I have just placed an order with Meguiars for 1pk 25sheets 1500 grit 1pk 25sheets 2500 grit 1pk 10 blocks backing pad as per reccomedation from the Meguiars help desk.

I will keep you updated as to costs and delivery once they arrive.


----------



## banger 115 (Nov 25, 2005)

1500 grit not 3000.. no problem still want some.

cheers


----------



## k80 (Oct 26, 2005)

1500 to level and then follow with 2500 and polish.


----------



## Alex L (Oct 25, 2005)

Thanks K80:thumb: :thumb:


----------



## Mini_Nigel (Apr 15, 2006)

g-star_raw_uk said:


> distributor for the Meguiars Unigrit sandpaper ...


Now I know this bucks the trend of paying over the odds for gear, but surely sandpaper is sandpaper? 

I need a couple of sheets of P1500 & P2000 to cut down some "touch-up" marks, so I've ordered some half sheets on eBay.

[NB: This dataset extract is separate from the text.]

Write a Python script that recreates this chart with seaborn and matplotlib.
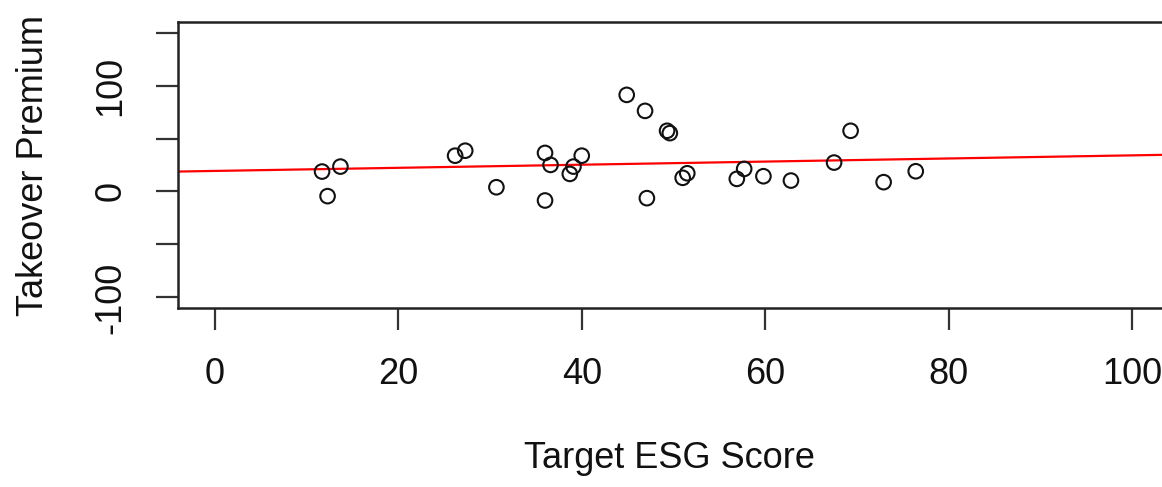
import matplotlib
matplotlib.use("Agg")
import matplotlib.pyplot as plt
import seaborn as sns
import numpy as np

# Data
esg_score = [11.7, 13.7, 12.3, 26.2, 27.3, 30.7, 36.0, 36.6, 36.0, 38.7, 39.1, 40.0,
             44.9, 46.9, 49.3, 49.6, 47.1, 51.0, 51.5, 56.9, 57.7, 59.8, 62.8, 67.5,
             69.3, 72.9, 76.4]
takeover_premium = [18.8, 23.5, -4.4, 33.8, 38.5, 4.0, 36.4, 25.1, -8.5, 16.6, 23.5, 33.8,
                    91.2, 76.1, 57.3, 55.1, -6.3, 12.9, 17.2, 11.9, 21.3, 14.4, 10.3, 27.3,
                    57.3, 8.8, 19.1]
fit_intercept = 19.4
fit_slope = 0.147

x_ticks = [0, 20, 40, 60, 80, 100]
x_tick_labels = ["0", "20", "40", "60", "80", "100"]
y_ticks = [-100, -50, 0, 50, 100, 150]
y_tick_labels = ["-100", "", "0", "", "100", ""]

sns.set_style("white")
plt.rcParams['font.family'] = ['Liberation Sans', 'DejaVu Sans']

W, H = 1162, 487
fig = plt.figure(figsize=(W / 100, H / 100), dpi=100)
left, right, top, bottom = 178, 1169, 22, 308
ax = fig.add_axes([left / W, 1 - bottom / H, (right - left) / W, (bottom - top) / H])

sns.scatterplot(x=esg_score, y=takeover_premium, ax=ax, marker='o', s=110,
                facecolor='none', edgecolor='#111111', linewidth=1.5, zorder=3)
ax.axline((0, fit_intercept), slope=fit_slope, color='#ff0000', lw=1.6, zorder=2)

ax.set_xlim(-4, 104)
ax.set_ylim(-110, 160)
ax.set_xticks(x_ticks)
ax.set_xticklabels(x_tick_labels)
ax.set_yticks(y_ticks)
ax.set_yticklabels(y_tick_labels, rotation=90, va='center')

for s in ['left', 'bottom', 'top', 'right']:
    ax.spines[s].set_color('#222222')
    ax.spines[s].set_linewidth(1.8)
ax.tick_params(axis='both', direction='out', length=15.5, width=1.6, color='#333333',
               labelsize=26, labelcolor='#111111', left=True, bottom=True)
ax.tick_params(axis='x', pad=20)
ax.tick_params(axis='y', pad=20)

ax.set_xlabel("Target ESG Score", fontsize=26, color='#111111')
ax.set_ylabel("Takeover Premium", fontsize=26, color='#111111')
ax.xaxis.set_label_coords((669 - left) / (right - left), (bottom - 441) / (bottom - top))
ax.yaxis.set_label_coords((51 - left) / (right - left), 0.5)

fig.savefig("out.png", dpi=100)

I'll have loads spare, so if anyone needs any I could post in the GB forum.

Nige


----------



## k80 (Oct 26, 2005)

This photo should help you understand why Meguiars charge the extra for the unigrit papers.


----------



## taffy (Nov 10, 2005)

Have found some 2500 on ebay. Will find the link!!


----------



## Mini_Nigel (Apr 15, 2006)

k80 said:


> This photo should help you understand why Meguiars charge the extra for the unigrit papers.


It certainly does, it says *Meguiar's* on it 

I'd place money on it being made by someone like 3M, and surely all abrasive paper is "unigrit", that's what the grit number means.

Nige


----------



## Alex L (Oct 25, 2005)

The Megs stuff is made by Nikken:thumb:


----------



## AndyG_1985 (Mar 28, 2006)

Still think it is cheaper to get it from USA. An eBay company sell them, I got one pack of 2500 and two packs of 3000 for £40 delivered, rather than £26 per pack delivered from Meguiars UK :doublesho


----------



## Mini_Nigel (Apr 15, 2006)

I recently ordered some Waterproof Sandpaper in P1500 & P2000 grit. These have now arrived, so if anybody wants some, go here

Nige
http://www.detailingworld.co.uk/showthread.php?p=60129#post60129


----------



## k80 (Oct 26, 2005)

UPDATE #2 

I am still waiting on delivery from Meguiars for the W&D. If only they were as quick as sending the goods as they were the invoice.


----------



## juli_harris (Oct 26, 2005)

You order should be with you today, and the invoice is sent out first for security reasons incase your card was stolen and someone has ordered something in your name, so that you are aware of it.

I hope this is ok

Juli


----------



## k80 (Oct 26, 2005)

Thats fine Julie.

Will check the post when I return home.


----------



## k80 (Oct 26, 2005)

UPDATE # 3

The delivery of Meguiars unigrit and backing pads was delivered yesterday. I have packed these up. I will PM the below people who agreed to purchase shortly.

2.Alex L
3. Miffer
4. Engine_Swap
5.banger 115


----------



## banger 115 (Nov 25, 2005)

cheque is in the post Andrew, sent last night..

cheers Paul


----------



## banger 115 (Nov 25, 2005)

Cheers bud, arrived this morning nice and safe.....:thumb:


----------



## miffer (Nov 24, 2005)

Sat waiting for me at home when I got in from work. Cheers mate.


----------